Smith noted that Guyana, hosts of this year’s meeting, shared borders on the South American continent with Venezuela and Suriname which are CDB countries and Brazil which is expected to join shortly. The continent now has some of the world’s fastest growing economies, and Smith pointed out that in recent times, Guyana was itself achieving consistently high growth rates and improvement in many of its key economic indicators.

CDB SUGGESTS GUYANA AS GATEWAY TO SOUTH AMERICA

He suggested that as the CDB’s borrowing member countries move to strengthen trade with South America, Guyana occupy a strategic position as a gateway to the continent, the statement said.

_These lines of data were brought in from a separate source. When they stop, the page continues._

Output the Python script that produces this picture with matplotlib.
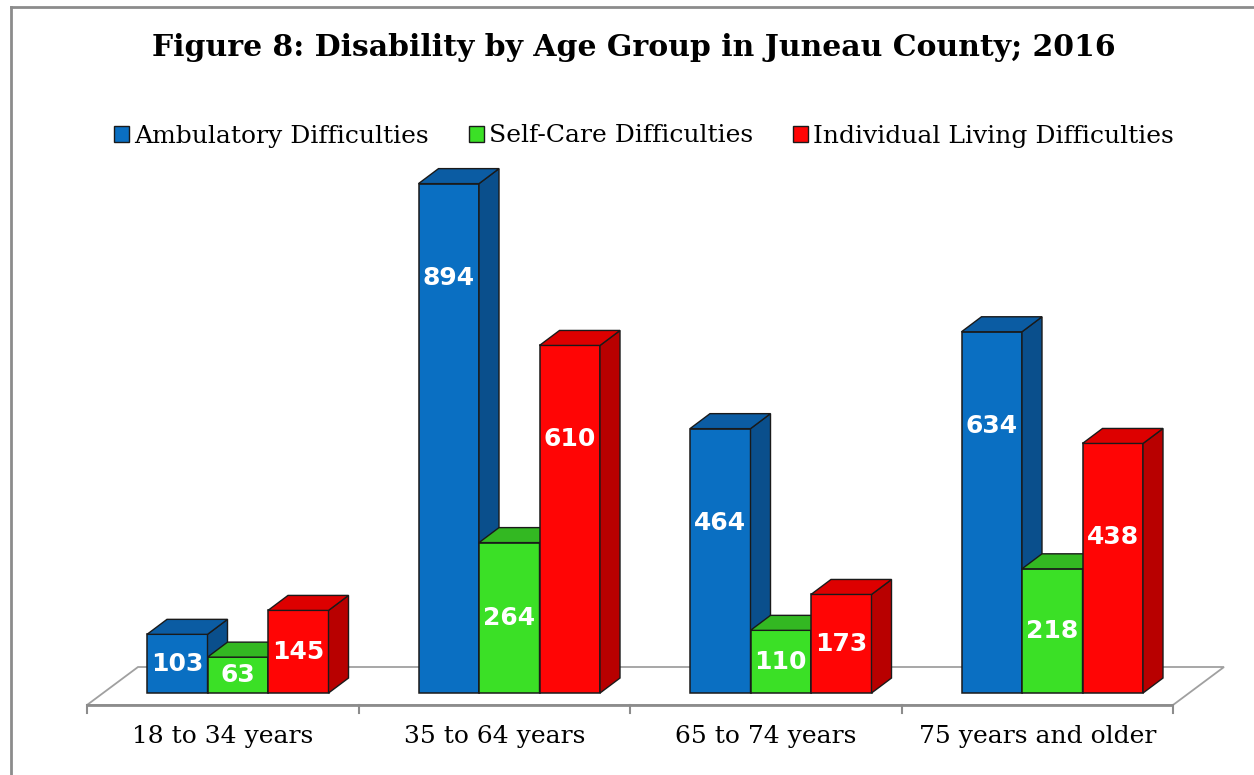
import matplotlib
matplotlib.use("Agg")
import matplotlib.pyplot as plt
from matplotlib.patches import Polygon, Rectangle
from matplotlib.lines import Line2D
import numpy as np

categories = ["18 to 34 years", "35 to 64 years", "65 to 74 years", "75 years and older"]
series_names = ["Ambulatory Difficulties", "Self-Care Difficulties", "Individual Living Difficulties"]
ambulatory = [103, 894, 464, 634]
self_care = [63, 264, 110, 218]
indiv_living = [145, 610, 173, 438]
title = "Figure 8: Disability by Age Group in Juneau County; 2016"

front_colors = ["#0A6FC2", "#3BE026", "#FF0505"]
side_colors = ["#0A4F8C", "#2A9E1C", "#B80000"]
top_colors = ["#0B5CA3", "#33B822", "#DD0000"]

W, H = 1254, 775
fig = plt.figure(figsize=(W / 100, H / 100), dpi=100)
fig.patch.set_facecolor("white")

# axes in pixel layout
ax_left_px, ax_right_px = 87, 1173
ax_bottom_px, ax_top_px = 705, 150
ax = fig.add_axes([ax_left_px / W, 1 - ax_bottom_px / H,
                   (ax_right_px - ax_left_px) / W, (ax_bottom_px - ax_top_px) / H])
ymin, ymax = -21, 953
ax.set_xlim(-0.5, 3.5)
ax.set_ylim(ymin, ymax)
ax.axis("off")

px_x = (ax_right_px - ax_left_px) / 4.0           # px per x unit
px_y = (ax_bottom_px - ax_top_px) / (ymax - ymin)  # px per y unit

def dx(p):
    return p / px_x

def dy(p):
    return p / px_y

# floor
fdx, fdy = dx(51), dy(38)
floor = Polygon([(-0.5, ymin), (3.5, ymin), (3.5 + fdx, ymin + fdy), (-0.5 + fdx, ymin + fdy)],
                closed=True, facecolor="white", edgecolor="#A0A0A0", lw=1.3, zorder=1,
                clip_on=False)
ax.add_patch(floor)
ax.plot([-0.5, 3.5], [ymin, ymin], color="#8C8C8C", lw=2.0, zorder=2,
        solid_capstyle="butt", clip_on=False)
for t in np.arange(-0.5, 3.6, 1.0):
    ax.plot([t, t], [ymin, ymin - dy(8)], color="#8C8C8C", lw=1.5, zorder=2, clip_on=False)

# bars
bw = dx(60.5)
shift = dx(15)
ddx, ddy = dx(20), dy(15)
data = [ambulatory, self_care, indiv_living]
x = np.arange(len(categories))
z = 3
for gi in range(len(categories)):
    for si in range(3):
        v = data[si][gi]
        xl = x[gi] + shift + (si - 1.5) * bw
        xr = xl + bw
        ax.bar(xl, v, width=bw, align="edge", color=front_colors[si],
               edgecolor="#1A1A1A", lw=1.1, zorder=z)
        side = Polygon([(xr, 0), (xr + ddx, ddy), (xr + ddx, v + ddy), (xr, v)],
                       closed=True, facecolor=side_colors[si], edgecolor="#1A1A1A", lw=1.0, zorder=z)
        top = Polygon([(xl, v), (xr, v), (xr + ddx, v + ddy), (xl + ddx, v + ddy)],
                      closed=True, facecolor=top_colors[si], edgecolor="#1A1A1A", lw=1.0, zorder=z)
        ax.add_patch(side)
        ax.add_patch(top)
        ly = max(v / 2.0, v - 165)
        ax.text((xl + xr) / 2, ly, str(v), color="white", fontsize=18, fontweight="bold",
                family="DejaVu Sans", ha="center", va="center", zorder=z + 1)
        z += 2

# category labels
for gi, c in enumerate(categories):
    ax.text(x[gi], ymin - dy(32), c, ha="center", va="center", fontsize=18,
            family="DejaVu Serif", color="black", clip_on=False)

# title
fig.text(634 / W, 1 - 47 / H, title, ha="center", va="center", fontsize=21.5,
         fontweight="bold", family="DejaVu Serif")

# legend
handles = [Rectangle((0, 0), 1, 1, facecolor=front_colors[i], edgecolor="#1A1A1A", lw=1.0)
           for i in range(3)]
fig.legend(handles, series_names, loc="center", bbox_to_anchor=(644 / W, 1 - 136 / H),
           ncol=3, frameon=False, prop={"family": "DejaVu Serif", "size": 18},
           handlelength=0.6, handleheight=0.6, handletextpad=0.2, columnspacing=1.6)

# outer border (top & left)
fig.add_artist(Line2D([11 / W, 11 / W], [0, 1 - 7 / H], transform=fig.transFigure,
                      color="#8C8C8C", lw=2))
fig.add_artist(Line2D([11 / W, 1], [1 - 7 / H, 1 - 7 / H], transform=fig.transFigure,
                      color="#8C8C8C", lw=2))

fig.savefig("out.png", dpi=100, facecolor="white")
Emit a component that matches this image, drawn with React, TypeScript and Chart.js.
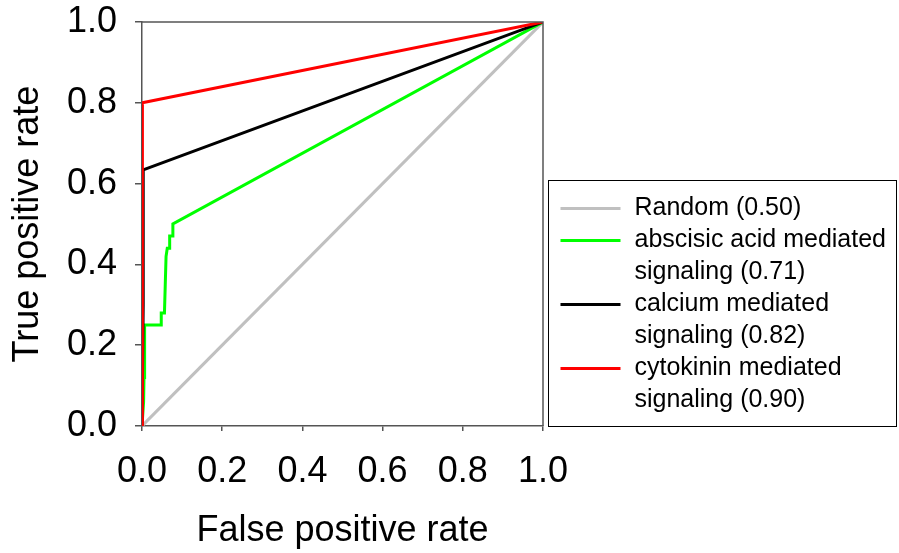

The CDB president said if the aspirations of Caribbean people to end poverty in the region, to provide high quality jobs for young people, and to have a just and prosperous Caribbean are to be fulfilled, then industries must be equipped and facilitated to compete in South and North America.

“They must be equally prepared to take advantage of the opportunities being offered through the European Economic Partnership Agreement; the hopefully imminent Caribbean-Canada Trade Agreement; and the burgeoning markets of the middle and far eastern countries,” he said.

This year’s annual meeting of the CDB governors therefore represented an ideal setting to look at the nexus between competitiveness on the one hand, economic growth on the other, and the role that energy can play, he said.

Smith proposed three areas of specific focus that had to be addressed in the current economic context.

“First, Caribbean countries have a competitiveness problem; and it is at the root of our difficulty in achieving the high rates of economic growth which we need to be able to provide the standard of living to which our people aspire,” he said.

“Second, the high price of electricity is a major source of our region’s uncompetitiveness, and of our vulnerability to external shocks. Third, we can increase our energy independence substantially; reduce the cost of energy; and in the process, create a whole new industry based on a new paradigm,” he added.

The CDB president said high rates of economic growth have eluded the majority of the CDB’s borrowing member countries, for a long time.

“Our Region’s economic expansion of 2 per cent per annum over the past decade has been consistently below the global rate of 3.8 per cent; lower than the 4 per cent average for other Small Islands Developing States (SIDS); and way below the average of 6 per cent for emerging and developing countries,” he said.

Citing two surveys – The World Bank’s ‘Doing Business’ Survey and the World Economic Forum’s Global Competitiveness Index, Smith said the Caribbean’s ranking did not compare well with other countries in the area of competitiveness. For example, out of 189 countries surveyed for the Doing Business index, the average ranking for the Caribbean is 100.

The rankings, he said, confirm that the CDB’s borrowing member countries will have difficulty maintaining existing markets and penetrating new ones unless there is radical transformation in the way they do business.

The two surveys highlighted areas which needed to be addressed including inadequate transportation, telecommunication and logistics infrastructure; insufficient access to affordable credit; bureaucratic red-tape; low productivity; and high energy costs.

Smith said the macro-economic impact of the high cost of imported fuel and the consequential high electricity price were reflected in deteriorating performance indicators in most borrowing member countries.

“High levels of debt to GDP and depletion of foreign reserves are directly related to this dependence on imported oil. High electricity prices erode the competitiveness of the regional economies and, therefore, their ability to earn the required foreign exchange to pay for imports, including oil,” Smith added.

Regional countries must therefore reduce their dependency on imported fossil fuels, the statement said. Smith said: “Unless we can substantially reduce energy costs, we will not succeed in improving our competitiveness and reducing our vulnerability to external shocks.”